A narrativa construída, sobretudo no século XX, considerou a princesa Isabel como protagonista do processo de abolição e até mesmo como defensora da causa abolicionista. Essa visão construída pelo ato da assinatura, alimenta a ideia de que a abolição foi uma dádiva do Estado Imperial, e acaba esquecendo que o próprio Estado, representado na figura de D. Pedro II, era proprietário de escravizados. A obra de Pedro Américo A libertação dos escravos 1889 representa bem essa visão, onde no centro a imagem há uma figura com um manto verde representando o Estado e os escravizados à sua volta em devoção; acima, uma cruz reluzente paira no ar mostrando a presença divina da igreja. Nessa imagem, parte da narrativa conservadora onde é construída a ideia de que a igreja e o Estado concederam a liberdade aos escravizados.
(Lei Áurea, 1888. Fonte: IMS)
Nada mais irônico pensar que, por mais de três séculos a
igreja e as forças políticas desta Terra de Santa Cruz subjugaram milhões de
pessoas, construíram narrativas sociais e culturais para a manutenção dos
privilégios gerados pela estrutura da escravidão (sendo o último país a abolir
a escravidão), constituíram verdadeiras guerras para apagar qualquer fagulha de
resistência, agora, disputam as narrativas entorno da abolição.
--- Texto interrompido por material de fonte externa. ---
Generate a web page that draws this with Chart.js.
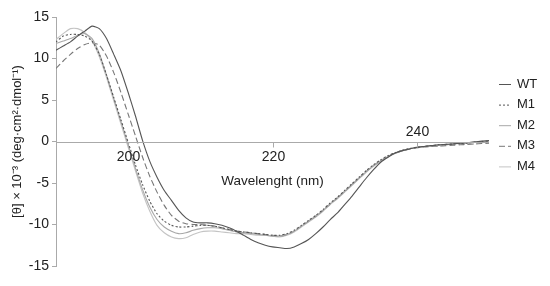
<!DOCTYPE html>
<html>
<head>
<meta charset="utf-8">
<script src="https://cdn.jsdelivr.net/npm/chart.js@4/dist/chart.umd.min.js"></script>
<style>
  html, body { margin: 0; padding: 0; background: #fff; }
  #wrap { width: 550px; height: 286px; }
</style>
</head>
<body>
<div id="wrap"><canvas id="cdChart" width="550" height="286"></canvas></div>
<script>
// wavelength (nm)
const wavelengths = [190, 191, 192, 193, 194, 195, 196, 197, 198, 199,
  200, 201, 202, 203, 204, 205, 206, 207, 208, 209,
  210, 211, 212, 213, 214, 215, 216, 217, 218, 219,
  220, 221, 222, 223, 224, 225, 226, 227, 228, 229,
  230, 231, 232, 233, 234, 235, 236, 237, 238, 239,
  240, 241, 242, 243, 244, 245, 246, 247, 248, 249, 250];

const seriesNames = ['WT', 'M1', 'M2', 'M3', 'M4'];

const wt = [11.0, 11.5, 12.0, 12.7, 13.3, 13.9, 13.6, 12.4, 10.5, 8.5,
  5.9, 3.1, 0.1, -2.4, -4.3, -5.9, -7.1, -8.3, -9.2, -9.7,
  -9.8, -9.8, -9.9, -10.1, -10.4, -10.8, -11.3, -11.8, -12.2, -12.5,
  -12.7, -12.8, -12.9, -12.7, -12.3, -11.8, -11.1, -10.3, -9.4, -8.6,
  -7.6, -6.6, -5.5, -4.4, -3.4, -2.5, -1.9, -1.4, -1.1, -0.9,
  -0.7, -0.6, -0.5, -0.4, -0.35, -0.3, -0.2, -0.15, -0.05, 0.05, 0.1];

const m1 = [12.0, 12.7, 12.9, 12.9, 12.7, 12.1, 10.5, 8.0, 5.3, 2.6,
  -0.1, -2.8, -5.2, -7.2, -8.7, -9.6, -10.1, -10.3, -10.3, -10.2,
  -10.1, -10.1, -10.2, -10.4, -10.6, -10.8, -10.9, -11.0, -11.1, -11.2,
  -11.3, -11.3, -11.1, -10.7, -10.1, -9.5, -8.9, -8.2, -7.4, -6.7,
  -5.9, -5.1, -4.3, -3.5, -2.8, -2.2, -1.7, -1.35, -1.05, -0.85,
  -0.7, -0.6, -0.5, -0.4, -0.35, -0.3, -0.25, -0.2, -0.1, 0.0, 0.05];

const m2 = [11.8, 12.1, 12.4, 12.8, 13.0, 12.4, 10.6, 8.0, 5.2, 2.4,
  -0.4, -3.2, -5.8, -7.9, -9.4, -10.3, -10.8, -11.1, -11.0, -10.7,
  -10.5, -10.4, -10.4, -10.5, -10.7, -10.9, -11.0, -11.1, -11.2, -11.3,
  -11.4, -11.4, -11.2, -10.8, -10.2, -9.6, -9.0, -8.3, -7.5, -6.8,
  -6.0, -5.2, -4.4, -3.6, -2.9, -2.3, -1.8, -1.4, -1.1, -0.9,
  -0.7, -0.6, -0.5, -0.45, -0.4, -0.3, -0.25, -0.15, -0.1, 0.0, 0.1];

const m3 = [8.8, 9.7, 10.5, 11.2, 11.7, 11.9, 11.6, 10.3, 8.3, 5.9,
  3.3, 0.7, -1.9, -4.2, -6.1, -7.7, -8.9, -9.6, -9.9, -10.0,
  -10.0, -10.1, -10.2, -10.4, -10.6, -10.8, -10.9, -11.0, -11.1, -11.2,
  -11.3, -11.4, -11.2, -10.8, -10.2, -9.6, -9.0, -8.3, -7.5, -6.8,
  -6.0, -5.2, -4.4, -3.6, -2.9, -2.3, -1.8, -1.4, -1.1, -0.9,
  -0.75, -0.65, -0.6, -0.55, -0.5, -0.45, -0.4, -0.35, -0.3, -0.25, -0.2];

const m4 = [12.3, 13.0, 13.6, 13.6, 13.1, 12.1, 10.2, 7.7, 4.9, 2.1,
  -0.7, -3.5, -6.2, -8.4, -10.1, -11.0, -11.5, -11.7, -11.6, -11.2,
  -10.9, -10.8, -10.8, -10.9, -11.0, -11.1, -11.1, -11.2, -11.3, -11.3,
  -11.4, -11.5, -11.3, -10.9, -10.3, -9.7, -9.1, -8.4, -7.6, -6.9,
  -6.1, -5.3, -4.5, -3.7, -3.0, -2.4, -1.9, -1.45, -1.15, -0.9,
  -0.75, -0.6, -0.5, -0.45, -0.4, -0.3, -0.2, -0.15, -0.1, 0.0, 0.05];

const xTickLabels = [200, 220, 240];
const yTickLabels = [-15, -10, -5, 0, 5, 10, 15];

const FONT = '"Liberation Sans", Arial, sans-serif';

// line looks for each series
const styles = [
  { color: '#555555', dash: [] },
  { color: '#555555', dash: [2, 2] },
  { color: '#a8a8a8', dash: [] },
  { color: '#777777', dash: [6, 3] },
  { color: '#c4c4c4', dash: [] }
];

const allSeries = [wt, m1, m2, m3, m4];

const datasets = allSeries.map((vals, i) => ({
  label: seriesNames[i],
  data: vals.map((v, j) => ({ x: wavelengths[j], y: v })),
  borderColor: styles[i].color,
  borderDash: styles[i].dash,
  borderWidth: 1.1,
  pointRadius: 0,
  tension: 0.2,
  fill: false
}));

// x axis drawn at y = 0, with labels + title, plus legend and y title
const extras = {
  id: 'extras',
  afterDraw(chart) {
    const { ctx, scales: { x, y } } = chart;
    const y0 = Math.round(y.getPixelForValue(0)) + 0.5;
    ctx.save();
    ctx.strokeStyle = '#aaaaaa';
    ctx.lineWidth = 1;
    ctx.setLineDash([]);
    ctx.beginPath();
    ctx.moveTo(x.getPixelForValue(wavelengths[0]), y0);
    ctx.lineTo(x.getPixelForValue(wavelengths[wavelengths.length - 1]), y0);
    ctx.stroke();

    ctx.fillStyle = '#222';
    ctx.font = '14px ' + FONT;
    ctx.textAlign = 'center';
    ctx.textBaseline = 'middle';
    xTickLabels.forEach((t, i) => {
      const px = Math.round(x.getPixelForValue(t)) + 0.5;
      ctx.beginPath();
      ctx.moveTo(px, y0);
      ctx.lineTo(px, y0 + 5);
      ctx.stroke();
      // the last label sits above the axis in the original
      const ly = i === xTickLabels.length - 1 ? y0 - 10 : y0 + 15;
      ctx.fillText(String(t), px, ly);
    });

    ctx.font = '13.5px ' + FONT;
    ctx.fillText('Wavelenght (nm)', x.getPixelForValue(220), y0 + 39);

    // y title
    ctx.save();
    ctx.translate(17, (y.top + y.bottom) / 2);
    ctx.rotate(-Math.PI / 2);
    ctx.font = '13px ' + FONT;
    ctx.fillText('[\u03b8] \u00d7 10\u207b\u00b3 (deg\u00b7cm\u00b2\u00b7dmol\u207b\u00b9)', 0, 0);
    ctx.restore();

    // legend
    ctx.font = '13px ' + FONT;
    ctx.textAlign = 'left';
    chart.data.datasets.forEach((ds, i) => {
      const ly = 84 + i * 20.6;
      ctx.strokeStyle = ds.borderColor;
      ctx.setLineDash(ds.borderDash);
      ctx.beginPath();
      ctx.moveTo(499, ly + 0.5);
      ctx.lineTo(511, ly + 0.5);
      ctx.stroke();
      ctx.fillStyle = '#222';
      ctx.fillText(ds.label, 517, ly);
    });
    ctx.restore();
  }
};

const ctx = document.getElementById('cdChart').getContext('2d');
new Chart(ctx, {
  type: 'line',
  data: { datasets: datasets },
  options: {
    responsive: false,
    animation: false,
    layout: { padding: { top: 17, bottom: 20, left: 0, right: 61 } },
    plugins: { legend: { display: false }, tooltip: { enabled: false } },
    scales: {
      x: {
        type: 'linear',
        min: 190,
        max: 250,
        display: false
      },
      y: {
        min: -15,
        max: 15,
        afterFit(scale) { scale.width = 56; },
        afterBuildTicks(scale) { scale.ticks = yTickLabels.map(v => ({ value: v })); },
        border: { color: '#aaaaaa', width: 1 },
        grid: { drawOnChartArea: false, tickLength: 4, color: '#aaaaaa' },
        ticks: {
          color: '#222',
          padding: 3,
          font: { size: 14, family: FONT }
        }
      }
    }
  },
  plugins: [extras]
});
</script>
</body>
</html>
A canetada declarou extinta a escravidão, no entanto, na Lei
Áurea não foi pensado nenhum projeto de emancipação social para a inclusão
dessas pessoas na sociedade. Contendo somente dois artigos que diziam sucintamente:
Artigo 1: É declarada extinta desde a data desta Lei a escravidão no Brasil
(Assinatura da Lei Áurea no Paço Imperial. Fonte: IMS)
Não foi logo após o
amanhecer que todos os escravizados foram libertos. É impossível imaginarmos
que uma estrutura escravista tenha simplesmente ruído com a assinatura de uma
lei, e que no dia seguinte, todos estavam livres e felizes. Muito pelo contrário,
diversas fazendas ainda continuaram a utilizar a força de trabalho de
escravizados por anos. Além disso, caiu sobre os ombros desses sujeitos o peso
de toda a estrutura escravista que perdurou por séculos, construindo
imaginários, cultura e o racismo.
Com isso, se depararam com uma sociedade onde não tinham
acesso à moradia (onde se viram obrigados a morar nos morros em condições
precárias; nem a trabalho (que muitas vezes integraram a trabalhos ainda em
condições escravistas); nem educação (em um momento onde a educação era usada
como forma de exclusão) e muito menos saúde (em surtos de epidemias). De modo
que, tudo que a população negra conquistou, foi por meio de lutas. Nos anos de
1920, organizaram diversos movimentos em defesa da educação para negros, por
exemplo. Nesse sentido, nenhuma política de inserção social foi pensada pelo
Estado, e suas ações caminharam mais no sentido de mascarar o problema social,
em criar leis racistas como a lei da “vadiagem” do que realmente contribuir
para a solução do problema.
Por fim, nunca é demais dizermos que, a abolição da
escravatura foi um processo de resistência das pessoas escravizadas homens
negros, mulheres negras que lutaram cotidianamente, seja com resistências
moleculares e negociações ou revoltas maiores, para que tivessem sua liberdade,
conseguintemente, a queda da escravidão. Desse modo, as revoltas das pessoas
escravizadas foram parte do cotidiano e constituiu uma luta demorada, mas que
foi muito importante. Fato que passou a
ser contemplado no horizonte de expectativas, mobilizando também a opinião
pública que se viu contornada pelos movimentos abolicionistas. Se a abolição
não foi uma benesse do Estado e muito menos das elites, ela representou uma
luta histórica desses sujeitos e que continuam até hoje lutando para romper com
esse racismo estrutural em nossa sociedade.
CHALHOUB, Sidney Visões da liberdade: uma história das últimas décadas da escravidão na Corte. São Paulo, SP: Cia das Letras, 1990.
REIS, João José; SILVA, Eduardo. Fugas, revoltas e quilombos: os limites da negociação.
COSTA, Emilia Viotti da. A abolição. 2. ed. São Paulo: Global, 1986.